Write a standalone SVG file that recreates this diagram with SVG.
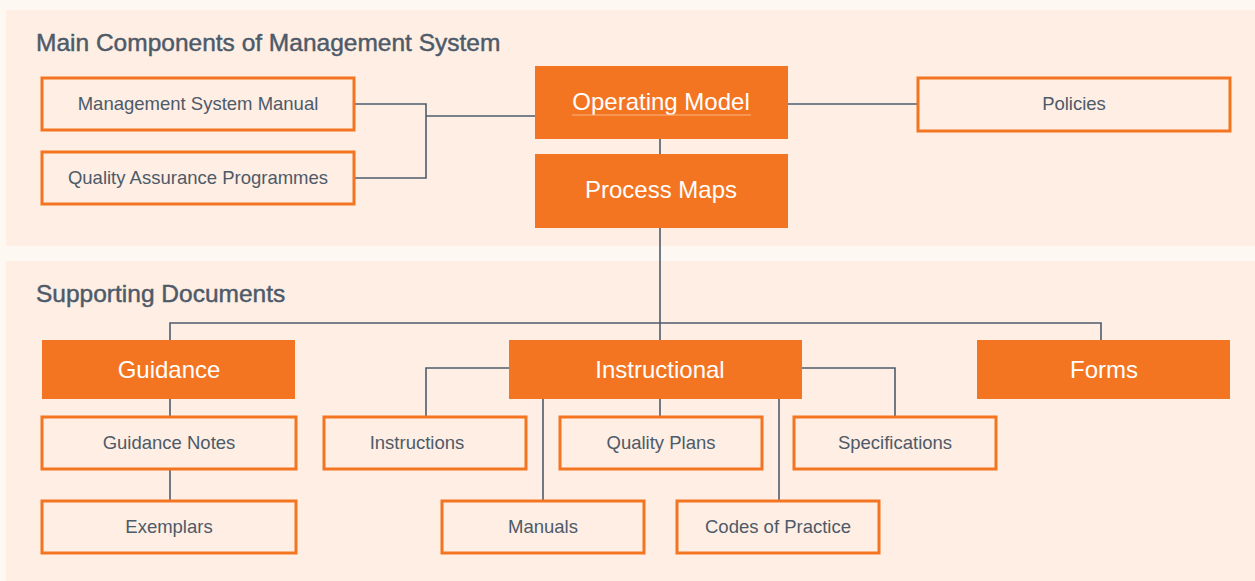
<svg xmlns="http://www.w3.org/2000/svg" width="1255" height="581" viewBox="0 0 1255 581">
<style>
.panel{fill:#feeee3}
.box{fill:#feeee3;stroke:#f47521;stroke-width:3}
.fill{fill:#f47521}
.t{font-family:"Liberation Sans",Arial,sans-serif;font-size:18.5px;fill:#4d5a69;text-anchor:middle}
.w{font-family:"Liberation Sans",Arial,sans-serif;font-size:24px;fill:#ffffff;text-anchor:middle}
.h{font-family:"Liberation Sans",Arial,sans-serif;font-size:24.5px;fill:#4d5a69;stroke:#4d5a69;stroke-width:0.45}
.c{fill:none;stroke:#4d5c6c;stroke-width:1.6}
</style>
<rect width="1255" height="581" fill="#fef8f3"/>
<rect class="panel" x="6" y="10" width="1249" height="236"/>
<rect class="panel" x="6" y="261" width="1249" height="320"/>
<text class="h" x="36" y="51">Main Components of Management System</text>
<text class="h" x="36" y="302">Supporting Documents</text>
<g id="connectors">
<path class="c" d="M354,104H426V178H354M426,116H535"/>
<path class="c" d="M787,104H918"/>
<path class="c" d="M660,139V155M660,227V340"/>
<path class="c" d="M170,340V323H1101V340"/>
<path class="c" d="M170,399V417M170,469V501"/>
<path class="c" d="M509,368H426V417M802,368H895V417"/>
<path class="c" d="M543,399V501M660,399V417M779,399V501"/>
</g>
<g id="msm"><rect class="box" x="42" y="78" width="312" height="52"/><text class="t" x="198" y="110">Management System Manual</text></g>
<g id="qap"><rect class="box" x="42" y="152" width="312" height="52"/><text class="t" x="198" y="184">Quality Assurance Programmes</text></g>
<g id="operating-model"><rect class="fill" x="535" y="66" width="253" height="73"/><text class="w" x="661" y="110">Operating Model</text><line x1="572" y1="115" x2="751" y2="115" stroke="#fbb583" stroke-width="1"/></g>
<g id="process-maps"><rect class="fill" x="535" y="154" width="253" height="74"/><text class="w" x="661" y="198">Process Maps</text></g>
<g id="policies"><rect class="box" x="918" y="78" width="312" height="53"/><text class="t" x="1074" y="110">Policies</text></g>
<g id="guidance"><rect class="fill" x="42" y="340" width="253" height="59"/><text class="w" x="169" y="378">Guidance</text></g>
<g id="instructional"><rect class="fill" x="509" y="340" width="293" height="59"/><text class="w" x="660" y="378">Instructional</text></g>
<g id="forms"><rect class="fill" x="977" y="340" width="253" height="59"/><text class="w" x="1104" y="378">Forms</text></g>
<g id="guidance-notes"><rect class="box" x="42" y="417" width="254" height="52"/><text class="t" x="169" y="449">Guidance Notes</text></g>
<g id="exemplars"><rect class="box" x="42" y="501" width="254" height="52"/><text class="t" x="169" y="533">Exemplars</text></g>
<g id="instructions"><rect class="box" x="324" y="417" width="202" height="52"/><text class="t" x="417" y="449">Instructions</text></g>
<g id="quality-plans"><rect class="box" x="560" y="417" width="202" height="52"/><text class="t" x="661" y="449">Quality Plans</text></g>
<g id="specifications"><rect class="box" x="794" y="417" width="202" height="52"/><text class="t" x="895" y="449">Specifications</text></g>
<g id="manuals"><rect class="box" x="442" y="501" width="202" height="52"/><text class="t" x="543" y="533">Manuals</text></g>
<g id="codes"><rect class="box" x="677" y="501" width="202" height="52"/><text class="t" x="778" y="533">Codes of Practice</text></g>
</svg>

--------------------

#### Task statement:
Repeat the data exactly in full, omitting its pictures.

#### The reply:
Write a standalone SVG file that recreates this diagram with SVG.
<svg xmlns="http://www.w3.org/2000/svg" width="1255" height="581" viewBox="0 0 1255 581">
<style>
.panel{fill:#feeee3}
.box{fill:#feeee3;stroke:#f47521;stroke-width:3}
.fill{fill:#f47521}
.t{font-family:"Liberation Sans",Arial,sans-serif;font-size:18.5px;fill:#4d5a69;text-anchor:middle}
.w{font-family:"Liberation Sans",Arial,sans-serif;font-size:24px;fill:#ffffff;text-anchor:middle}
.h{font-family:"Liberation Sans",Arial,sans-serif;font-size:24.5px;fill:#4d5a69;stroke:#4d5a69;stroke-width:0.45}
.c{fill:none;stroke:#4d5c6c;stroke-width:1.6}
</style>
<rect width="1255" height="581" fill="#fef8f3"/>
<rect class="panel" x="6" y="10" width="1249" height="236"/>
<rect class="panel" x="6" y="261" width="1249" height="320"/>
<text class="h" x="36" y="51">Main Components of Management System</text>
<text class="h" x="36" y="302">Supporting Documents</text>
<g id="connectors">
<path class="c" d="M354,104H426V178H354M426,116H535"/>
<path class="c" d="M787,104H918"/>
<path class="c" d="M660,139V155M660,227V340"/>
<path class="c" d="M170,340V323H1101V340"/>
<path class="c" d="M170,399V417M170,469V501"/>
<path class="c" d="M509,368H426V417M802,368H895V417"/>
<path class="c" d="M543,399V501M660,399V417M779,399V501"/>
</g>
<g id="msm"><rect class="box" x="42" y="78" width="312" height="52"/><text class="t" x="198" y="110">Management System Manual</text></g>
<g id="qap"><rect class="box" x="42" y="152" width="312" height="52"/><text class="t" x="198" y="184">Quality Assurance Programmes</text></g>
<g id="operating-model"><rect class="fill" x="535" y="66" width="253" height="73"/><text class="w" x="661" y="110">Operating Model</text><line x1="572" y1="115" x2="751" y2="115" stroke="#fbb583" stroke-width="1"/></g>
<g id="process-maps"><rect class="fill" x="535" y="154" width="253" height="74"/><text class="w" x="661" y="198">Process Maps</text></g>
<g id="policies"><rect class="box" x="918" y="78" width="312" height="53"/><text class="t" x="1074" y="110">Policies</text></g>
<g id="guidance"><rect class="fill" x="42" y="340" width="253" height="59"/><text class="w" x="169" y="378">Guidance</text></g>
<g id="instructional"><rect class="fill" x="509" y="340" width="293" height="59"/><text class="w" x="660" y="378">Instructional</text></g>
<g id="forms"><rect class="fill" x="977" y="340" width="253" height="59"/><text class="w" x="1104" y="378">Forms</text></g>
<g id="guidance-notes"><rect class="box" x="42" y="417" width="254" height="52"/><text class="t" x="169" y="449">Guidance Notes</text></g>
<g id="exemplars"><rect class="box" x="42" y="501" width="254" height="52"/><text class="t" x="169" y="533">Exemplars</text></g>
<g id="instructions"><rect class="box" x="324" y="417" width="202" height="52"/><text class="t" x="417" y="449">Instructions</text></g>
<g id="quality-plans"><rect class="box" x="560" y="417" width="202" height="52"/><text class="t" x="661" y="449">Quality Plans</text></g>
<g id="specifications"><rect class="box" x="794" y="417" width="202" height="52"/><text class="t" x="895" y="449">Specifications</text></g>
<g id="manuals"><rect class="box" x="442" y="501" width="202" height="52"/><text class="t" x="543" y="533">Manuals</text></g>
<g id="codes"><rect class="box" x="677" y="501" width="202" height="52"/><text class="t" x="778" y="533">Codes of Practice</text></g>
</svg>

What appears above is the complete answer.